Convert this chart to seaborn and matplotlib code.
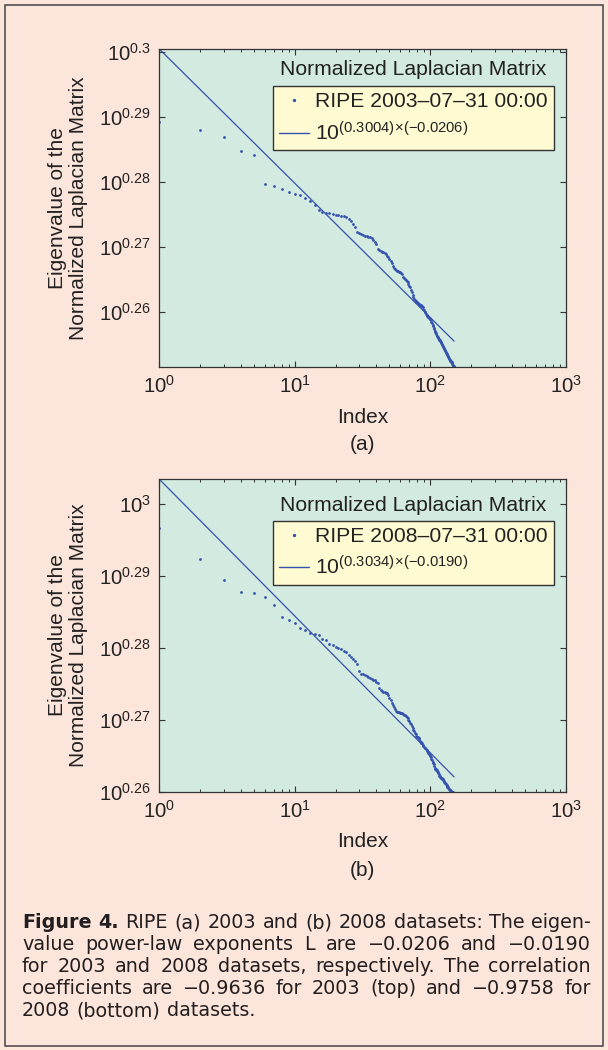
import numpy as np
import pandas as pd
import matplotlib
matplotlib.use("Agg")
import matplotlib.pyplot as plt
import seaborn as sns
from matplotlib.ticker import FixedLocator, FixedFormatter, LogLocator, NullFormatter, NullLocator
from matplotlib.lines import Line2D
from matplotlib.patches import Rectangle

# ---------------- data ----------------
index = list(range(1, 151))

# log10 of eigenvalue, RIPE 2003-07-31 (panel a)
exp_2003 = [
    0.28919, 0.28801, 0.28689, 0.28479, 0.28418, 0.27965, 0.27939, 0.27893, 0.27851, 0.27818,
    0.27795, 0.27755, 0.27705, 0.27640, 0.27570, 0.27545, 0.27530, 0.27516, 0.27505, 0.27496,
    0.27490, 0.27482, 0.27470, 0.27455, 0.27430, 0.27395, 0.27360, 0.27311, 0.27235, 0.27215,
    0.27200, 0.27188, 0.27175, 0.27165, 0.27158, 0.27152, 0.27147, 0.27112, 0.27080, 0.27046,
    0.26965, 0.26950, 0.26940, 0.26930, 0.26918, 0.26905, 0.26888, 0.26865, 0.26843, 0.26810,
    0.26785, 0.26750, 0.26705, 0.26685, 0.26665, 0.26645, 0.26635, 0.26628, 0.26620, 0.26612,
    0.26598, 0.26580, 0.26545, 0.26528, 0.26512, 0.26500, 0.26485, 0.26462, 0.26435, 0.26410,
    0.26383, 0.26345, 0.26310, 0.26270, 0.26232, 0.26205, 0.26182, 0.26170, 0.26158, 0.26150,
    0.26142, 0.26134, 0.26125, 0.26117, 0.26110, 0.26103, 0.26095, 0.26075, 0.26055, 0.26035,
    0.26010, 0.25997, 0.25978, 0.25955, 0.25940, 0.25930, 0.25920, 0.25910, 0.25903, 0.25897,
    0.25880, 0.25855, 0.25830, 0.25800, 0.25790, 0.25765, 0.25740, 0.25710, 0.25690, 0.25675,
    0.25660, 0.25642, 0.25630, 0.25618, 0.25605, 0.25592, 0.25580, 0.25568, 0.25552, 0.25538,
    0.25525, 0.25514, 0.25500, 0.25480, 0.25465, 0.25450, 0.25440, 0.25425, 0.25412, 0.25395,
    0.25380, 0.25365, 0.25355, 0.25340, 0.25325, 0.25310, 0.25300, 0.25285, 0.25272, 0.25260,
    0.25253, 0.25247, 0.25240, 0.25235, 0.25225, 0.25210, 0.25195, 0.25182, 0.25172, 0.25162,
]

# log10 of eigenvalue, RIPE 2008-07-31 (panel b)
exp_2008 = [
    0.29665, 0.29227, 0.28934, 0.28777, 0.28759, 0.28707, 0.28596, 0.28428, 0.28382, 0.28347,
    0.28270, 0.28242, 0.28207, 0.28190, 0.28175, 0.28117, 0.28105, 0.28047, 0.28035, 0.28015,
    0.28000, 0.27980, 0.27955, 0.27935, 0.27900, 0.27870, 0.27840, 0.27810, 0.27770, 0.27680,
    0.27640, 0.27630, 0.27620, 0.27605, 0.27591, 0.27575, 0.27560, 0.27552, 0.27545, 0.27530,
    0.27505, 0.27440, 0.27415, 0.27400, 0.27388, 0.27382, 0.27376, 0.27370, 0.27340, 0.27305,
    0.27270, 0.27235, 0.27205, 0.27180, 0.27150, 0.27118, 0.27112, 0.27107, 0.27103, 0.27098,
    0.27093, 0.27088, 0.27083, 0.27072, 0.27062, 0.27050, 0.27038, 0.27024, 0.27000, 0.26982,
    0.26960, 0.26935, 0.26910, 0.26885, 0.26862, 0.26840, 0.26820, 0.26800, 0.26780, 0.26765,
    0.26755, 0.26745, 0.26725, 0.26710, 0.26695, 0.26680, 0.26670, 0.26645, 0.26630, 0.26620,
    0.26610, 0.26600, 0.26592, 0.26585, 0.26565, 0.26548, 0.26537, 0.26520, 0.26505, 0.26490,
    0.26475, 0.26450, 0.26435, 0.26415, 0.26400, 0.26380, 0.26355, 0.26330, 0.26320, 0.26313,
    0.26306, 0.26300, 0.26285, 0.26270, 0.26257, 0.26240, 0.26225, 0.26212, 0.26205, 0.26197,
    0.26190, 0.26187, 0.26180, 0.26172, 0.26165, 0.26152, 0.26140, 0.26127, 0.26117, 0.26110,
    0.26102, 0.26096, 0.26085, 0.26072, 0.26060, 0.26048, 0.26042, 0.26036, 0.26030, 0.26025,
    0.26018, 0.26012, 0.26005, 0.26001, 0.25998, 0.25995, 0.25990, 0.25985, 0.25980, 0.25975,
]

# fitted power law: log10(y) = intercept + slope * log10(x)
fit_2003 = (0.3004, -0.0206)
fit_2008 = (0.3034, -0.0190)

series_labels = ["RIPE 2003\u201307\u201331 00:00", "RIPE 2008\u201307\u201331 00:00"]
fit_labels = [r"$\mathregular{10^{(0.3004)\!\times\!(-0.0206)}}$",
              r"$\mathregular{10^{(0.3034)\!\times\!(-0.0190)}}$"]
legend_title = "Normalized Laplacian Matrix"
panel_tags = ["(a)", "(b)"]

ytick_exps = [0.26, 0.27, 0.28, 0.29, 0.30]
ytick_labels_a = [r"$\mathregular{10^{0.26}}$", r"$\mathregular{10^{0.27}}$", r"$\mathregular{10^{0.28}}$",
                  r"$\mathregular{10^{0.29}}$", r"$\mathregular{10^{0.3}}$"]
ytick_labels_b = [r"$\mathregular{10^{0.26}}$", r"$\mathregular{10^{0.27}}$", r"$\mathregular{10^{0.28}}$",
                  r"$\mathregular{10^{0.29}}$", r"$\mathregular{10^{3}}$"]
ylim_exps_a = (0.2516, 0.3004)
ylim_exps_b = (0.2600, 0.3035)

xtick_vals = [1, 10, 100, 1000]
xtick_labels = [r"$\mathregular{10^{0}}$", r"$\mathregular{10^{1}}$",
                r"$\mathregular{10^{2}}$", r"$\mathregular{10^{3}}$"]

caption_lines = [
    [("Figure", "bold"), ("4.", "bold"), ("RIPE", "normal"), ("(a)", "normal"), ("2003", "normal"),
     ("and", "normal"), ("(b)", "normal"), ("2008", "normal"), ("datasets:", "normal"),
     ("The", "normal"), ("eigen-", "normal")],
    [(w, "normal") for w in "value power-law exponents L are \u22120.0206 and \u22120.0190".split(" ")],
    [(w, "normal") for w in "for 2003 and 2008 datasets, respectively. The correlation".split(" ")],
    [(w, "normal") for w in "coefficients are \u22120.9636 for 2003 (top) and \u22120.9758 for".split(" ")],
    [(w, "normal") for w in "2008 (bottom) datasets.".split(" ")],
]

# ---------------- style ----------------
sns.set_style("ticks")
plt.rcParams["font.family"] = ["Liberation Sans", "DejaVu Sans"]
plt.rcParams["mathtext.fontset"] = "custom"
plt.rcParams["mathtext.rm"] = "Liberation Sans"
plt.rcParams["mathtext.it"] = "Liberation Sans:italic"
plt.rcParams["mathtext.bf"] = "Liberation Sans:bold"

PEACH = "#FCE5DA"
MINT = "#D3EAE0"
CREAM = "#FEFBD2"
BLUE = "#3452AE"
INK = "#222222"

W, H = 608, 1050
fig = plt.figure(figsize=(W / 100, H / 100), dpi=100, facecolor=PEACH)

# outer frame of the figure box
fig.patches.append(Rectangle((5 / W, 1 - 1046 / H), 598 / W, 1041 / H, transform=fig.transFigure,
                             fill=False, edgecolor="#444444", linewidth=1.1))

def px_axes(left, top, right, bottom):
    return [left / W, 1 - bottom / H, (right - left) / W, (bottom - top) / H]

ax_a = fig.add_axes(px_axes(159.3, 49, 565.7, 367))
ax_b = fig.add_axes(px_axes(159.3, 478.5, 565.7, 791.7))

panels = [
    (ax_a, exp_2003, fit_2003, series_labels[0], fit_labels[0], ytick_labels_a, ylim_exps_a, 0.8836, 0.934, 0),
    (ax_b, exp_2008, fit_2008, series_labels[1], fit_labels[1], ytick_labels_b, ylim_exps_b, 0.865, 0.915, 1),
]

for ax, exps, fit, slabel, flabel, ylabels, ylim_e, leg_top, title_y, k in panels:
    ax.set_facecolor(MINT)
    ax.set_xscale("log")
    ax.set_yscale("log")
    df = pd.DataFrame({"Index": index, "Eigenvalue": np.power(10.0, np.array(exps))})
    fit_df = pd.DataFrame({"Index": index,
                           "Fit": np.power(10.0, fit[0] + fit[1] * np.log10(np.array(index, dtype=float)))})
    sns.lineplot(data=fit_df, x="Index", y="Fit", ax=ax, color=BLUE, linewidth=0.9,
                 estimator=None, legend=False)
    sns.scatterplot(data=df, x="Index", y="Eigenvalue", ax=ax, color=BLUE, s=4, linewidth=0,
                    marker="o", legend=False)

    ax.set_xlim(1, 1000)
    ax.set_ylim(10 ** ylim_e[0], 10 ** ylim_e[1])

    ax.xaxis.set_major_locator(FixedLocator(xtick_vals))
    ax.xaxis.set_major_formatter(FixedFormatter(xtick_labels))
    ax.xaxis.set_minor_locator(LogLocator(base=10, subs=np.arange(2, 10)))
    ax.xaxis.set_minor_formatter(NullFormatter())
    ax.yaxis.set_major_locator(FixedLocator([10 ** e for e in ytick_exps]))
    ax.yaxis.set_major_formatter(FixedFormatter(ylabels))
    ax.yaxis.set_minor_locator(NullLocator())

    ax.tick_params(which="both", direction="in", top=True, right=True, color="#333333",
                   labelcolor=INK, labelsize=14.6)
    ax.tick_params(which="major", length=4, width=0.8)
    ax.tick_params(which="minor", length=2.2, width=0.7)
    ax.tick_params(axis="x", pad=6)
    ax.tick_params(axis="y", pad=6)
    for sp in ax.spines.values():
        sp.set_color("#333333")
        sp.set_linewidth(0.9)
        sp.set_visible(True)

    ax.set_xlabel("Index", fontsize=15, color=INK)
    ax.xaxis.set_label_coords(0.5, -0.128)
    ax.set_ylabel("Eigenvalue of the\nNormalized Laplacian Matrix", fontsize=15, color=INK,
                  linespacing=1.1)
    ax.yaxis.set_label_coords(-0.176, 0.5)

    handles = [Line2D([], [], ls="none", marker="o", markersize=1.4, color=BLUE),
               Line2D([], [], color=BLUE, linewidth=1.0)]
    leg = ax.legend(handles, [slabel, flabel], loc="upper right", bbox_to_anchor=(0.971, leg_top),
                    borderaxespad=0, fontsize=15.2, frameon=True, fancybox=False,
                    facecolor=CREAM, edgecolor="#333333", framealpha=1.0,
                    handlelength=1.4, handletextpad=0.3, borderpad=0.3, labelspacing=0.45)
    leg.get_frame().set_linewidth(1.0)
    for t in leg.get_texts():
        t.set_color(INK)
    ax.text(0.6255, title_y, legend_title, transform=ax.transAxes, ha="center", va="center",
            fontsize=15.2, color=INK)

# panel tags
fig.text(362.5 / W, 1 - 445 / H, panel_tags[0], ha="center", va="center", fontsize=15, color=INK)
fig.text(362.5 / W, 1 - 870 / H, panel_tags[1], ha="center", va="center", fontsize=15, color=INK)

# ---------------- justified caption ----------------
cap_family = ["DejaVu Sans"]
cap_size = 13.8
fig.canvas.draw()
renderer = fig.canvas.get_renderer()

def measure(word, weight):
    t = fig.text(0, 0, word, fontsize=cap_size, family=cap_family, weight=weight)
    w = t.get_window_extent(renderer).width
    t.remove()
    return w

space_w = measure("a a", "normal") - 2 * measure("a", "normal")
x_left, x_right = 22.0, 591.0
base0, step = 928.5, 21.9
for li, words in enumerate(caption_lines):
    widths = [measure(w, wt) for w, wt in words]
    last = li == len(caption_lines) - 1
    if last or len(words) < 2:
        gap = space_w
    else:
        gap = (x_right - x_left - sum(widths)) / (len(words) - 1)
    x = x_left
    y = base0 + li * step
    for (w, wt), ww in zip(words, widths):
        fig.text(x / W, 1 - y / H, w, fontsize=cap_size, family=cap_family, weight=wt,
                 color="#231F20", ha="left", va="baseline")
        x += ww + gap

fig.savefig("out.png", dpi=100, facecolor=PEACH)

···

### PROBLEM DESCRIPTION:
From the first line of the listing above, repeat every line through the one holding "index = list(range(1, 151))". Both ends count, and pictures stay out.

### RESULT OF THE EXERCISE:
Convert this chart to seaborn and matplotlib code.
import numpy as np
import pandas as pd
import matplotlib
matplotlib.use("Agg")
import matplotlib.pyplot as plt
import seaborn as sns
from matplotlib.ticker import FixedLocator, FixedFormatter, LogLocator, NullFormatter, NullLocator
from matplotlib.lines import Line2D
from matplotlib.patches import Rectangle

# ---------------- data ----------------
index = list(range(1, 151))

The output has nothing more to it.